Mrs. Sarah Griffing, widow of Hon. Nathaniel Griffing, deeded August 21, 1854, to E. Edwin Hall, Henry W. Chittenden, Simeon B. Chittenden, Alvan Talcott, Abraham C. Baldwin, Ralph D. Smith and Sherman Graves (who had been created a body politic under the name and style of The Trustees of the Guilford Institute), a piece of land situated in Guilford, as also the sum of ten thousand dollars, “for the purpose of establishing and maintaining a school in said Guilford of a higher order than the district or common school.” She states, in the deed, “whereas my wish is that the said school should in no sense be regarded as a sectarian institution but be open alike to all who wish to enjoy its advantages, and on the same terms, yet as it must necessarily be under some government and control, and as more harmony will be likely to prevail if all the directors or trustees are of the same religious views, my wish is that they should be of the denomination to which I belong, to wit, of the Congregational order and of that class designated and known at the present day as Orthodox or Trinitarian, of which the pastor of the First church in Guilford shall always be one, should he hold such religious views or belief.” She also expresses the wish that “the Bible should always be used in said school as the foundation of all education for usefulness or happiness.”

To this donation was added another of ten thousand dollars, by Hon. Simeon B. Chittenden, Brooklyn, N. Y., October 12th, 1855.

The corner stone of the building for the accommodation of the institute was laid September 13, 1854, on which occasion an address was delivered by Rev. T. D. P. Stone of the Normal school at Norwich, Conn. The building being completed, the first term of the institute was opened September 3, 1855, with suitable public exercises, and addresses by Rev. E. Edwin Hall, S. B. Chittenden, and others.

In September 1872, by an arrangement with the Union school district of Guilford, its scholars were admitted to the privileges of the institute free. In 1875 the institute failing to receive any interest on certain bonds constituting their investments, the trustees gave permission to the union district to occupy the building for a high school, which arrangement continues to the present time.

In 1886, the Guilford Institute became a taxpayer-funded free public high school.

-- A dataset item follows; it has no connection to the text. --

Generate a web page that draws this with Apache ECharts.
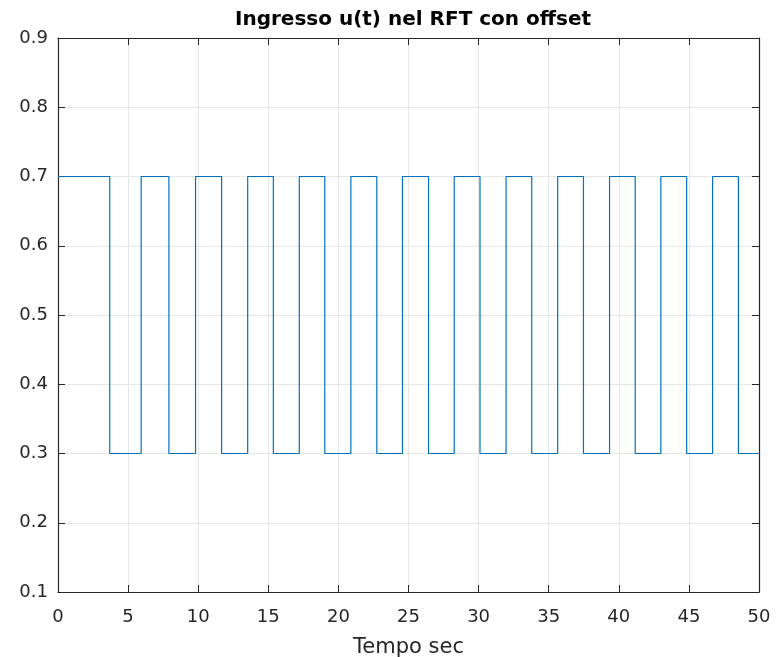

The building continued as the high school until 1936 when a new Guilford High School was built (now used as a middle school since the current high school building opened in 2015). The former Guilford Institute building was then vacant for time, but later was the home of The Shoreline Times newspaper for twenty years. After being left vacant again in 2008, the building was recently converted into condominiums called The Lofts at Griffing Square

North West Center School, Guilford (1848)

Guilford‘s North West Center School, a one-room school house, was built in 1848. It originally had a columned portico with three steps leading up to the entrance. It served as a school until a consolidation of schools in town in 1871. An agricultural class was taught here in 1922, but the building, located at 85 Fair Street, is now a private home. It once sat further back on its lot, but was then moved closer to the street. The bay windows are also a later addition.

Guilford Academy (1794)

For sixty years the First and Fourth Congregational Societies in Guilford each maintained their own schoolhouse, located next to each other on the Green. These were then combined into one building of two stories, erected in 1794. The building was moved from the Green to its current location, at 19 Church Street, in 1827. It then housed a secondary school, called the Guilford Academy (aka high school), on the upper floor. As related in A History of the Plantation of Menunkatuck and of the Original town of Guilford, Connecticut (1897), by Bernard Christian Steiner:

In 1837 the [town’s center school] district was divided into four parts and school houses built in the northeast and southwest districts, the northwest district occupying a part of the academy, the upper part of which building was occupied in 1838 by Mr. Dudley as a high school.

The academy closed in 1856, after the Guilford Institute (which would later become the high school) opened. The former Academy building then became a private residence. The front porch was most likely added around that time.